На второй год, пользуясь правом учащихся второго курса жить вне колледжа, я снял в городе маленький дом, обычный и малопривлекательный, который быстро переделал по своему вкусу. Двое товарищей, Жак де Бестегюи и Луиджи Франчетти, поселились со мной. Последний великолепно играл на пианино. Мы его слушали с наслаждением целыми ночами. Я привез из России хорошего повара и автомобиль. Кроме русского повара, мой персонал состоял из шофера-француза, замечательного лакея-англичанина, Артура Кипинга, и из супружеской пары – муж занимался моими тремя лошадьми, его жена служила экономкой. Я купил лошадь для охоты и двух пони для поло. Бульдог и ара дополняли мое хозяйство. Ара, по имени Мари, был сине-желто-красный; бульдог отзывался на кличку Панч. Как и все его сородичи, он был оригиналом.

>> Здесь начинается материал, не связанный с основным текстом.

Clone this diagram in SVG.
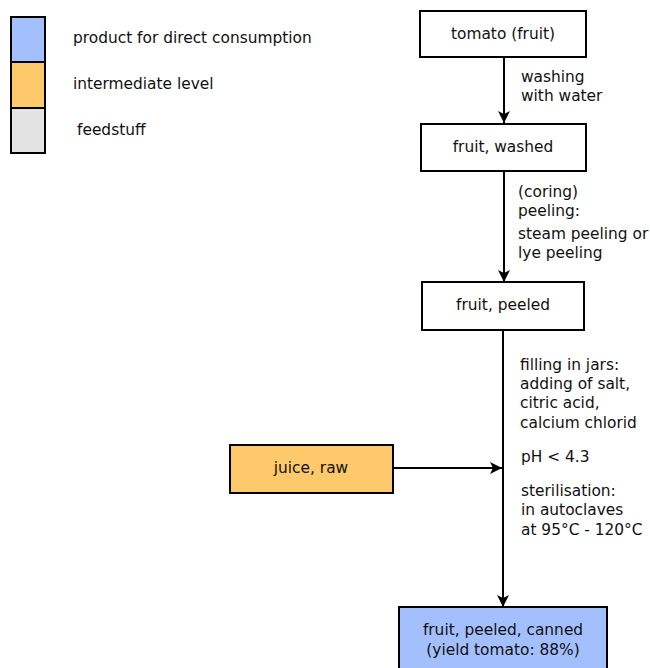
<svg xmlns="http://www.w3.org/2000/svg" width="650" height="668" viewBox="0 0 650 668">
<defs>
<marker id="arr" viewBox="0 0 12 12" refX="12" refY="6" markerWidth="12" markerHeight="12" markerUnits="userSpaceOnUse" orient="auto">
<path d="M0,0 L12,6 L0,12 L3,6 Z" fill="#000"/>
</marker>
<style>
text{font-family:"DejaVu Sans",sans-serif;font-size:15.4px;fill:#111}
.c{text-anchor:middle}
.box{stroke:#000;stroke-width:2}
.w{fill:#fff}.b{fill:#a4bffd}.o{fill:#fdc96a}.g{fill:#e3e3e3}
.con{stroke:#000;stroke-width:2;fill:none;marker-end:url(#arr)}
</style>
</defs>
<g id="legend">
<rect class="box b" x="11" y="17" width="34" height="45"/>
<rect class="box o" x="11" y="62" width="34" height="46"/>
<rect class="box g" x="11" y="108" width="34" height="45"/>
<text x="73" y="43">product for direct consumption</text>
<text x="73" y="89">intermediate level</text>
<text x="77" y="135">feedstuff</text>
</g>
<g id="connectors">
<line class="con" x1="504" y1="57" x2="504" y2="123"/>
<line class="con" x1="504" y1="171" x2="504" y2="282"/>
<line class="con" x1="503" y1="330" x2="503" y2="607"/>
<line class="con" x1="393" y1="468" x2="502" y2="468"/>
<text x="521" y="82">washing</text>
<text x="521" y="101">with water</text>
<text x="518" y="197">(coring)</text>
<text x="518" y="216">peeling:</text>
<text x="518" y="239">steam peeling or</text>
<text x="518" y="258">lye peeling</text>
<text x="520" y="370">filling in jars:</text>
<text x="520" y="389">adding of salt,</text>
<text x="520" y="408">citric acid,</text>
<text x="520" y="428">calcium chlorid</text>
<text x="521" y="462">pH &lt; 4.3</text>
<text x="521" y="496">sterilisation:</text>
<text x="521" y="515">in autoclaves</text>
<text x="521" y="535">at 95°C - 120°C</text>
</g>
<g id="tomato">
<rect class="box w" x="420" y="11" width="166" height="46"/>
<text class="c" x="503" y="39">tomato (fruit)</text>
</g>
<g id="washed">
<rect class="box w" x="421" y="124" width="165" height="47"/>
<text class="c" x="503" y="152">fruit, washed</text>
</g>
<g id="peeled">
<rect class="box w" x="422" y="282" width="162" height="48"/>
<text class="c" x="503" y="310">fruit, peeled</text>
</g>
<g id="juice">
<rect class="box o" x="230" y="445" width="163" height="48"/>
<text class="c" x="311" y="473">juice, raw</text>
</g>
<g id="canned">
<rect class="box b" x="399" y="607" width="208" height="70"/>
<text class="c" x="503" y="635">fruit, peeled, canned</text>
<text class="c" x="503" y="655">(yield tomato: 88%)</text>
</g>
</svg>
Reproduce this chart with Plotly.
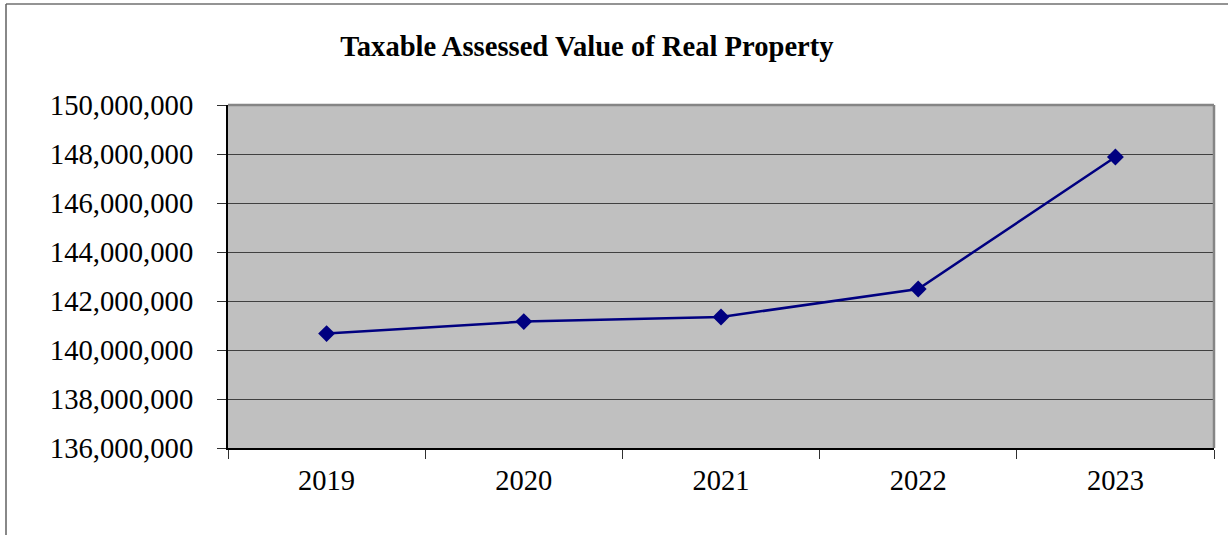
import plotly.graph_objects as go

# Taxable assessed value of real property by year
years = ["2019", "2020", "2021", "2022", "2023"]
assessed_values = [140670000, 141160000, 141350000, 142490000, 147880000]

y_tick_values = [136000000, 138000000, 140000000, 142000000, 144000000,
                 146000000, 148000000, 150000000]
y_tick_labels = ["136,000,000", "138,000,000", "140,000,000", "142,000,000",
                 "144,000,000", "146,000,000", "148,000,000", "150,000,000"]

serif = "Liberation Serif, Times New Roman, serif"

fig = go.Figure()
fig.add_trace(go.Scatter(
    x=years,
    y=assessed_values,
    mode="lines+markers",
    line=dict(color="#000080", width=2.5),
    marker=dict(symbol="diamond", size=13, color="#000080"),
    showlegend=False,
    hoverinfo="x+y",
))

W, H = 1228, 535
L, R, T, B = 228, 14, 105, 87
pw, ph = W - L - R, H - T - B


def px_x(v):
    return (v - L) / pw


def px_y(v):
    return (H - B - v) / ph


shapes = [
    # chart frame: top and left edges
    dict(type="line", xref="paper", yref="paper",
         x0=px_x(6), x1=px_x(1240), y0=px_y(4), y1=px_y(4),
         line=dict(color="#707070", width=1.5)),
    dict(type="line", xref="paper", yref="paper",
         x0=px_x(6), x1=px_x(6), y0=px_y(4), y1=px_y(560),
         line=dict(color="#606060", width=1.5)),
    # plot area: shaded top and right edges
    dict(type="line", xref="paper", yref="paper",
         x0=0, x1=1, y0=1, y1=1, line=dict(color="#858585", width=2.5)),
    dict(type="line", xref="paper", yref="paper",
         x0=1, x1=1, y0=0, y1=1, line=dict(color="#858585", width=2.5)),
]

fig.update_layout(
    width=W, height=H,
    margin=dict(l=L, r=R, t=T, b=B, autoexpand=False),
    paper_bgcolor="white",
    plot_bgcolor="#C0C0C0",
    title=dict(
        text="<b>Taxable Assessed Value of Real Property</b>",
        x=587 / W, xanchor="center",
        y=1 - 46 / H, yanchor="middle",
        font=dict(family=serif, size=28.6, color="black"),
    ),
    xaxis=dict(
        type="category",
        range=[-0.5, 4.5],
        tickson="boundaries",
        ticks="outside", ticklen=9, tickwidth=1.2, tickcolor="#303030",
        showgrid=False, zeroline=False,
        showline=True, linecolor="black", linewidth=2,
        tickfont=dict(family=serif, size=28.5, color="black"),
        ticklabelstandoff=6,
    ),
    yaxis=dict(
        range=[136000000, 150000000],
        tickvals=y_tick_values, ticktext=y_tick_labels,
        ticks="outside", ticklen=9, tickwidth=1.2, tickcolor="#303030",
        showgrid=True, gridcolor="#404040", gridwidth=1,
        zeroline=False,
        showline=True, linecolor="black", linewidth=2,
        tickfont=dict(family=serif, size=28.7, color="black"),
        ticklabelstandoff=18,
    ),
    shapes=shapes,
)

fig.write_html("out.html")
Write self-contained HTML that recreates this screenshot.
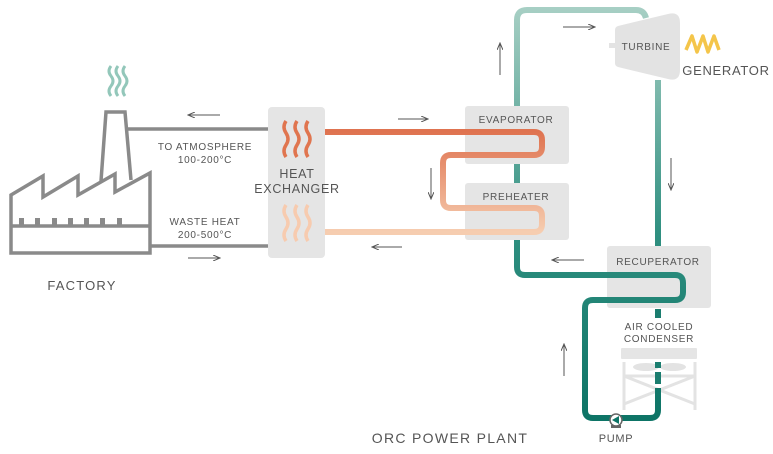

Я быстро заметил, что шахматные клетки сводили его с ума, были ли они на линолеуме или на какой-нибудь ткани. Будучи однажды у своего портного Дэвиса, я увидел входящего очень элегантного пожилого джентльмена, одетого в клетчатый костюм. Прежде чем я успел шевельнуться, Панч бросился на него и убежал, унося большой кусок брюк. В другой раз, когда я провожал подругу к меховщику, Панч увидел соболью муфту, обрамленную шарфом в черно-белую клетку. Схватить ее было для моего Панча делом мгновенным, и вот он бежит по Бонд-стрит со своей добычей, преследуемый всем персоналом и мною. Мы с большим трудом настигли преступника и отняли у него муфту и шарф, по счастью, почти не пострадавшие. Когда наступили каникулы, я отвез Панча в Россию, не подумав о драконовских законах, запрещавших ввоз собак в Англию без шестимесячного карантина. Это было немыслимо, и я решил проехать иным способом. В конце своего пребывания в Париже, осенью, перед возвращением в Оксфорд, я отыскал старую русскую куртизанку, знакомую мне, которая жила в Париже на покое. Я предложил ей съездить со мной в Лондон одетой кормилицей, с Панчем на руках под видом младенца. Эта восхитительная особа очень охотно согласилась сыграть комедию, которая ее весьма забавляла, хотя и пугала. На следующий день мы отправились в Лондон, дав «дитяте» досточную дозу снотворного, чтобы заставить его тихо вести себя во время путешествия. Все прошло прекрасно, и никто не заподозрил обмана.